The GDELT Project

GCP Tips & Tricks: Using The Cloud Monitoring API To Track AI API Usage In Realtime

Yesterday we discussed how we massively optimized our archive-scale OCR throughput by splitting montaging and OCR workloads. When working at the "archive scale" of GDELT, even the largest hyperscale API quotas are insufficient to process immense archives under tight time pressure, requiring constant supervision of global fleets of clusters to constantly rebalance API submission rates, with constant realtime dynamic adjustments that react to the exact conditions of the entire processing environment second by second. With workloads that span the entire planet and every available region, how can coordination and orchestration systems precisely, dynamically and reactively stage manage these global fleets? Enter the GCP Cloud Monitoring API.
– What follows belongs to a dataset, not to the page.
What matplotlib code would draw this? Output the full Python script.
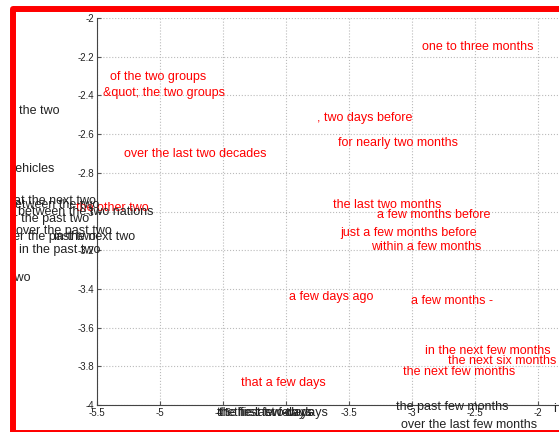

The brief Perl script below offers a glimpse of a trivial monitoring script designed to be run on a GCE VM that uses the Cloud Monitoring API to request a per-minute rollup of total API requests to the GCP Cloud Vision API over a rolling window of the past hour. The actual response further breaks this down by API region, but here we simply sum into a global total, updated in near-realtime. Monitoring interfaces like this allow our global fleet orchestrators to dynamically spin up and down our OCR fleet in response to API latency, availability, quota exhaustion, transient errors and workload changes.

#!/usr/bin/perl

use JSON::XS;

$ret = `curl -H "Authorization: Bearer \$(curl -s "http://metadata.google.internal/computeMetadata/v1/instance/service-accounts/default/token" -H "Metadata-Flavor: Google" | jq -r '.access_token')" "https://monitoring.googleapis.com/v3/projects/[YOURPROJECTID]/timeSeries?filter=metric.type=%22serviceruntime.googleapis.com/api/request_count%22%20AND%20resource.type=%22consumed_api%22%20AND%20resource.labels.service=%22vision.googleapis.com%22&interval.endTime=\$(date -u +%Y-%m-%dT%H:%M:%SZ)&interval.startTime=\$(date -u -d '60 min ago' +%Y-%m-%dT%H:%M:%SZ)"  | jq -r '{timeseries: [.timeSeries[].points[]]}'`;
$ref = decode_json($ret);
foreach (@{$ref->{'timeseries'}}) {
    ($timestamp) = $_->{'interval'}->{'startTime'}=~/(\d\d\d\d\-\d\d\-\d\dT\d\d:\d\d)/; #$timestamp=~s/[\-:T]//;
    $TIMELINE{$timestamp} += $_->{'value'}->{'int64Value'} + 0;
}

foreach (sort keys %TIMELINE) {
    print "\t$_ => $TIMELINE{$_}\n";
}